Task prompt | Leave out the images and repeat the listing below without a single change.

##### Supplied material #####

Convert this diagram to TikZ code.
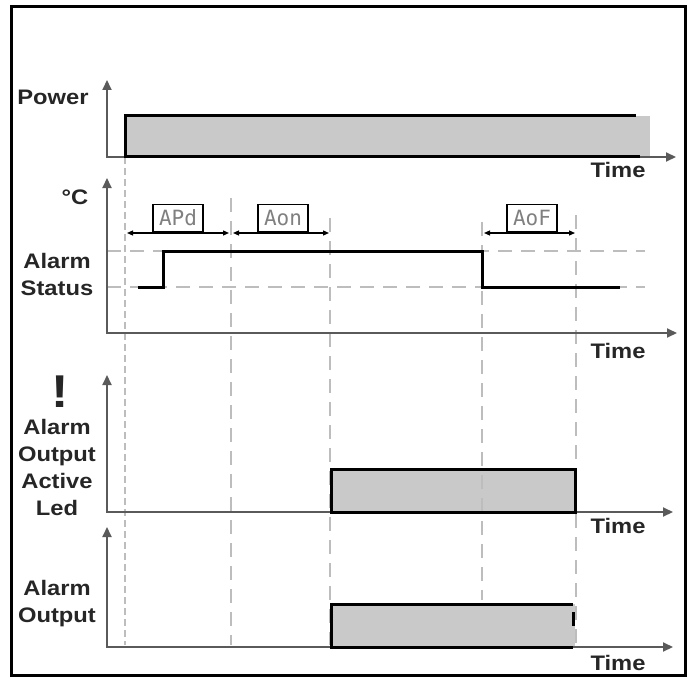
\documentclass[tikz,border=0pt]{standalone}
\usepackage{fontspec}
\setmainfont{Liberation Sans}
\newfontfamily\lblfont{Liberation Sans}[FakeStretch=1.13]
\newfontfamily\segfont{DejaVu Sans Mono}
\usetikzlibrary{arrows.meta}
\definecolor{axisgray}{HTML}{5A5A5A}
\definecolor{dashgray}{HTML}{BDBDBD}
\definecolor{boxgray}{HTML}{C8C9C8}
\tikzset{
  axis/.style={axisgray, line width=2pt, {Triangle[length=10pt,width=9pt]}-{Triangle[length=10pt,width=9pt]}},
  guide/.style={dashgray, line width=2.6pt, dash pattern=on 14pt off 9pt},
  thinguide/.style={dashgray, line width=1.2pt, dash pattern=on 7pt off 4pt},
  signal/.style={black, line width=3pt},
  span/.style={black, line width=1.2pt, {Triangle[length=6pt,width=5pt]}-{Triangle[length=6pt,width=5pt]}},
  lbl/.style={font=\fontsize{21}{27}\lblfont\bfseries, text=black!85, align=center, inner sep=0pt},
  codebox/.style={draw=black, line width=1.8pt, minimum width=50pt, minimum height=27pt, inner sep=0pt, font=\fontsize{21}{21}\segfont, text=gray},
}
\begin{document}
\begin{tikzpicture}[x=1pt,y=-1pt]
  \useasboundingbox (0,0) rectangle (690,679);
  \draw[black, line width=3pt] (11,7) rectangle (685,675);
  % filled levels
  \fill[boxgray] (125,116) rectangle (650,157);
  \fill[boxgray] (331,469) rectangle (575,512);
  \fill[boxgray] (331,604) rectangle (575,647);
  % guides
  \draw[thinguide] (125,157) -- (125,645);
  \draw[guide] (231,198) -- (231,645);
  \draw[guide] (330,218) -- (330,645);
  \draw[guide] (482,222) -- (482,600);
  \draw[guide] (576,215) -- (576,647);
  \draw[guide] (107,251) -- (645,251);
  \draw[guide] (107,287) -- (645,287);
  % axes
  \draw[axis] (107,80) |- (676,157);
  \draw[axis] (107,178) |- (677,333);
  \draw[axis] (107,375) |- (673,512);
  \draw[axis] (107,527) |- (673,647);
  % signals
  \draw[signal] (640,157) -- (125,157) -- (125,116) -- (636,116);
  \draw[signal] (138,287) -- (163,287) -- (163,251) -- (482,251) -- (482,287) -- (620,287);
  \draw[signal] (331,469) rectangle (575,512);
  \draw[signal] (573,647) -- (331,647) -- (331,604) -- (573,604);
  \draw[signal] (573,612) -- (573,626);
  % delay spans
  \coordinate (apdL) at (127,233);
  \coordinate (apdR) at (229,233);
  \coordinate (aonL) at (233,233);
  \coordinate (aonR) at (329,233);
  \coordinate (aofL) at (484,233);
  \coordinate (aofR) at (575,233);
  \draw[span] (apdL) -- (apdR);
  \draw[span] (aonL) -- (aonR);
  \draw[span] (aofL) -- (aofR);
  \node[codebox, fill=white] (apd) at (178,218) {APd};
  \node[codebox, fill=white] (aon) at (283,218) {Aon};
  \node[codebox, fill=white] (aof) at (532,218) {AoF};
  % labels
  \node[lbl] (power) at (53,97) {Power};
  \node[lbl] (degc) at (75,197) {°C};
  \node[lbl] (status) at (57,274) {Alarm\\Status};
  \node[lbl, font=\fontsize{46}{46}\lblfont\bfseries] (bang) at (60,392) {!};
  \node[lbl] (led) at (57,467) {Alarm\\Output\\Active\\Led};
  \node[lbl] (output) at (57,604) {Alarm\\Output};
  \node[lbl] (time1) at (618,170) {Time};
  \node[lbl] (time2) at (618,351) {Time};
  \node[lbl] (time3) at (618,526) {Time};
  \node[lbl] (time4) at (618,663) {Time};
\end{tikzpicture}
\end{document}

#####

Exercise output |
Convert this diagram to TikZ code.
\documentclass[tikz,border=0pt]{standalone}
\usepackage{fontspec}
\setmainfont{Liberation Sans}
\newfontfamily\lblfont{Liberation Sans}[FakeStretch=1.13]
\newfontfamily\segfont{DejaVu Sans Mono}
\usetikzlibrary{arrows.meta}
\definecolor{axisgray}{HTML}{5A5A5A}
\definecolor{dashgray}{HTML}{BDBDBD}
\definecolor{boxgray}{HTML}{C8C9C8}
\tikzset{
  axis/.style={axisgray, line width=2pt, {Triangle[length=10pt,width=9pt]}-{Triangle[length=10pt,width=9pt]}},
  guide/.style={dashgray, line width=2.6pt, dash pattern=on 14pt off 9pt},
  thinguide/.style={dashgray, line width=1.2pt, dash pattern=on 7pt off 4pt},
  signal/.style={black, line width=3pt},
  span/.style={black, line width=1.2pt, {Triangle[length=6pt,width=5pt]}-{Triangle[length=6pt,width=5pt]}},
  lbl/.style={font=\fontsize{21}{27}\lblfont\bfseries, text=black!85, align=center, inner sep=0pt},
  codebox/.style={draw=black, line width=1.8pt, minimum width=50pt, minimum height=27pt, inner sep=0pt, font=\fontsize{21}{21}\segfont, text=gray},
}
\begin{document}
\begin{tikzpicture}[x=1pt,y=-1pt]
  \useasboundingbox (0,0) rectangle (690,679);
  \draw[black, line width=3pt] (11,7) rectangle (685,675);
  % filled levels
  \fill[boxgray] (125,116) rectangle (650,157);
  \fill[boxgray] (331,469) rectangle (575,512);
  \fill[boxgray] (331,604) rectangle (575,647);
  % guides
  \draw[thinguide] (125,157) -- (125,645);
  \draw[guide] (231,198) -- (231,645);
  \draw[guide] (330,218) -- (330,645);
  \draw[guide] (482,222) -- (482,600);
  \draw[guide] (576,215) -- (576,647);
  \draw[guide] (107,251) -- (645,251);
  \draw[guide] (107,287) -- (645,287);
  % axes
  \draw[axis] (107,80) |- (676,157);
  \draw[axis] (107,178) |- (677,333);
  \draw[axis] (107,375) |- (673,512);
  \draw[axis] (107,527) |- (673,647);
  % signals
  \draw[signal] (640,157) -- (125,157) -- (125,116) -- (636,116);
  \draw[signal] (138,287) -- (163,287) -- (163,251) -- (482,251) -- (482,287) -- (620,287);
  \draw[signal] (331,469) rectangle (575,512);
  \draw[signal] (573,647) -- (331,647) -- (331,604) -- (573,604);
  \draw[signal] (573,612) -- (573,626);
  % delay spans
  \coordinate (apdL) at (127,233);
  \coordinate (apdR) at (229,233);
  \coordinate (aonL) at (233,233);
  \coordinate (aonR) at (329,233);
  \coordinate (aofL) at (484,233);
  \coordinate (aofR) at (575,233);
  \draw[span] (apdL) -- (apdR);
  \draw[span] (aonL) -- (aonR);
  \draw[span] (aofL) -- (aofR);
  \node[codebox, fill=white] (apd) at (178,218) {APd};
  \node[codebox, fill=white] (aon) at (283,218) {Aon};
  \node[codebox, fill=white] (aof) at (532,218) {AoF};
  % labels
  \node[lbl] (power) at (53,97) {Power};
  \node[lbl] (degc) at (75,197) {°C};
  \node[lbl] (status) at (57,274) {Alarm\\Status};
  \node[lbl, font=\fontsize{46}{46}\lblfont\bfseries] (bang) at (60,392) {!};
  \node[lbl] (led) at (57,467) {Alarm\\Output\\Active\\Led};
  \node[lbl] (output) at (57,604) {Alarm\\Output};
  \node[lbl] (time1) at (618,170) {Time};
  \node[lbl] (time2) at (618,351) {Time};
  \node[lbl] (time3) at (618,526) {Time};
  \node[lbl] (time4) at (618,663) {Time};
\end{tikzpicture}
\end{document}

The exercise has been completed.